Copy the data precisely, character for character, and leave out every picture.

* _DATA BLOCK_:
○ ○ ○ ○ ○

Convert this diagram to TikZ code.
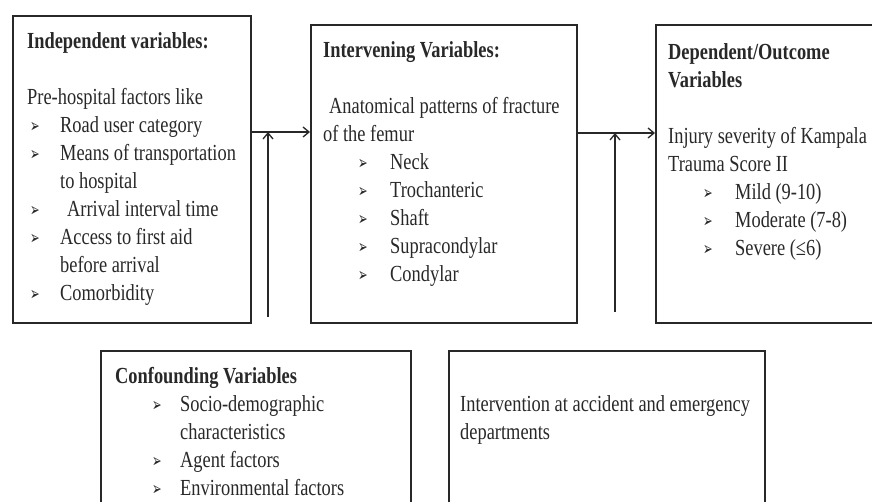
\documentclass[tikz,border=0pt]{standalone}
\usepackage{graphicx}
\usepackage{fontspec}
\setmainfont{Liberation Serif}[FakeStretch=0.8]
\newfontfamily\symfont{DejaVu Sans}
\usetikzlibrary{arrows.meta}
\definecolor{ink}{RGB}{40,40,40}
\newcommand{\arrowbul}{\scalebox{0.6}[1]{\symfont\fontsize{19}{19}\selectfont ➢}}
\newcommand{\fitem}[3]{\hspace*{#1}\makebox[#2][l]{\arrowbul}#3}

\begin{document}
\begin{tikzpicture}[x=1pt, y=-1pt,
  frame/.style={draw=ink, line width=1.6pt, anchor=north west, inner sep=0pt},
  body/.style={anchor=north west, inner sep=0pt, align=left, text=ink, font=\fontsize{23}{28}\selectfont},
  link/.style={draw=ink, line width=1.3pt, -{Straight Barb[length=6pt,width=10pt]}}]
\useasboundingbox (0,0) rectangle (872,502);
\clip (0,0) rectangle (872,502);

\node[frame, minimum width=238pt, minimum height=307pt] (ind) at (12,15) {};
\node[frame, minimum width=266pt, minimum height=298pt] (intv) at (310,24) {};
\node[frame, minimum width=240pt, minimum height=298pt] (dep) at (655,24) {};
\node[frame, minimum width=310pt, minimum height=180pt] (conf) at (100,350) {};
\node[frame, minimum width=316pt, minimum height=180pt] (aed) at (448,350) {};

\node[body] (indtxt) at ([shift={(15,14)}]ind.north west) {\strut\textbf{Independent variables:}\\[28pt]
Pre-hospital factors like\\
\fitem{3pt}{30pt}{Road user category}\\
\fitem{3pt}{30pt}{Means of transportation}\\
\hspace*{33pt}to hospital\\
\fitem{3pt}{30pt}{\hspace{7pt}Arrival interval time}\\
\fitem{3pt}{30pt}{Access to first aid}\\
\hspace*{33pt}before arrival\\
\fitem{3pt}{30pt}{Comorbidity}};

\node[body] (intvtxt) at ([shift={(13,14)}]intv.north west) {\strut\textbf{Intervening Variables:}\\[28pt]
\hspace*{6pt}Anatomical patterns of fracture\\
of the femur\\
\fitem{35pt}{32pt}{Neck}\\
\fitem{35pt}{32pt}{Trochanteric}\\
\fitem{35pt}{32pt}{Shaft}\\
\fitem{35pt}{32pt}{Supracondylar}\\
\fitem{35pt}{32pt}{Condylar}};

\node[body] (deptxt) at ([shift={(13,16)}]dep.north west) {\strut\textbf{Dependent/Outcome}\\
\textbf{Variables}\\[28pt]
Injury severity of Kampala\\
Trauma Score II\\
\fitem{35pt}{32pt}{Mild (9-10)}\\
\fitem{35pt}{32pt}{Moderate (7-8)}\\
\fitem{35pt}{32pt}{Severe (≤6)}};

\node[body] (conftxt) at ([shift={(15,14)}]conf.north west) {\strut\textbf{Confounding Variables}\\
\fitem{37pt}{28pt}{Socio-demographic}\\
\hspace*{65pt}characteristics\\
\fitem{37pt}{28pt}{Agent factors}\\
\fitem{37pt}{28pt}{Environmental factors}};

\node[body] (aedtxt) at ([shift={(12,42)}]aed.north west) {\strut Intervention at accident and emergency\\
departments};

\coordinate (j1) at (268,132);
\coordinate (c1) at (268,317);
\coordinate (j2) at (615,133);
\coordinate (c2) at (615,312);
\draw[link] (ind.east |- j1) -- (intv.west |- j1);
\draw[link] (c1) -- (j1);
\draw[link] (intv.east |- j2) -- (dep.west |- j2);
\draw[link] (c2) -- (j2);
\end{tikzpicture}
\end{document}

○ ○ ○ ○ ○

* _RESULT OF THIS EXERCISE_:
Convert this diagram to TikZ code.
\documentclass[tikz,border=0pt]{standalone}
\usepackage{graphicx}
\usepackage{fontspec}
\setmainfont{Liberation Serif}[FakeStretch=0.8]
\newfontfamily\symfont{DejaVu Sans}
\usetikzlibrary{arrows.meta}
\definecolor{ink}{RGB}{40,40,40}
\newcommand{\arrowbul}{\scalebox{0.6}[1]{\symfont\fontsize{19}{19}\selectfont ➢}}
\newcommand{\fitem}[3]{\hspace*{#1}\makebox[#2][l]{\arrowbul}#3}

\begin{document}
\begin{tikzpicture}[x=1pt, y=-1pt,
  frame/.style={draw=ink, line width=1.6pt, anchor=north west, inner sep=0pt},
  body/.style={anchor=north west, inner sep=0pt, align=left, text=ink, font=\fontsize{23}{28}\selectfont},
  link/.style={draw=ink, line width=1.3pt, -{Straight Barb[length=6pt,width=10pt]}}]
\useasboundingbox (0,0) rectangle (872,502);
\clip (0,0) rectangle (872,502);

\node[frame, minimum width=238pt, minimum height=307pt] (ind) at (12,15) {};
\node[frame, minimum width=266pt, minimum height=298pt] (intv) at (310,24) {};
\node[frame, minimum width=240pt, minimum height=298pt] (dep) at (655,24) {};
\node[frame, minimum width=310pt, minimum height=180pt] (conf) at (100,350) {};
\node[frame, minimum width=316pt, minimum height=180pt] (aed) at (448,350) {};

\node[body] (indtxt) at ([shift={(15,14)}]ind.north west) {\strut\textbf{Independent variables:}\\[28pt]
Pre-hospital factors like\\
\fitem{3pt}{30pt}{Road user category}\\
\fitem{3pt}{30pt}{Means of transportation}\\
\hspace*{33pt}to hospital\\
\fitem{3pt}{30pt}{\hspace{7pt}Arrival interval time}\\
\fitem{3pt}{30pt}{Access to first aid}\\
\hspace*{33pt}before arrival\\
\fitem{3pt}{30pt}{Comorbidity}};

\node[body] (intvtxt) at ([shift={(13,14)}]intv.north west) {\strut\textbf{Intervening Variables:}\\[28pt]
\hspace*{6pt}Anatomical patterns of fracture\\
of the femur\\
\fitem{35pt}{32pt}{Neck}\\
\fitem{35pt}{32pt}{Trochanteric}\\
\fitem{35pt}{32pt}{Shaft}\\
\fitem{35pt}{32pt}{Supracondylar}\\
\fitem{35pt}{32pt}{Condylar}};

\node[body] (deptxt) at ([shift={(13,16)}]dep.north west) {\strut\textbf{Dependent/Outcome}\\
\textbf{Variables}\\[28pt]
Injury severity of Kampala\\
Trauma Score II\\
\fitem{35pt}{32pt}{Mild (9-10)}\\
\fitem{35pt}{32pt}{Moderate (7-8)}\\
\fitem{35pt}{32pt}{Severe (≤6)}};

\node[body] (conftxt) at ([shift={(15,14)}]conf.north west) {\strut\textbf{Confounding Variables}\\
\fitem{37pt}{28pt}{Socio-demographic}\\
\hspace*{65pt}characteristics\\
\fitem{37pt}{28pt}{Agent factors}\\
\fitem{37pt}{28pt}{Environmental factors}};

\node[body] (aedtxt) at ([shift={(12,42)}]aed.north west) {\strut Intervention at accident and emergency\\
departments};

\coordinate (j1) at (268,132);
\coordinate (c1) at (268,317);
\coordinate (j2) at (615,133);
\coordinate (c2) at (615,312);
\draw[link] (ind.east |- j1) -- (intv.west |- j1);
\draw[link] (c1) -- (j1);
\draw[link] (intv.east |- j2) -- (dep.west |- j2);
\draw[link] (c2) -- (j2);
\end{tikzpicture}
\end{document}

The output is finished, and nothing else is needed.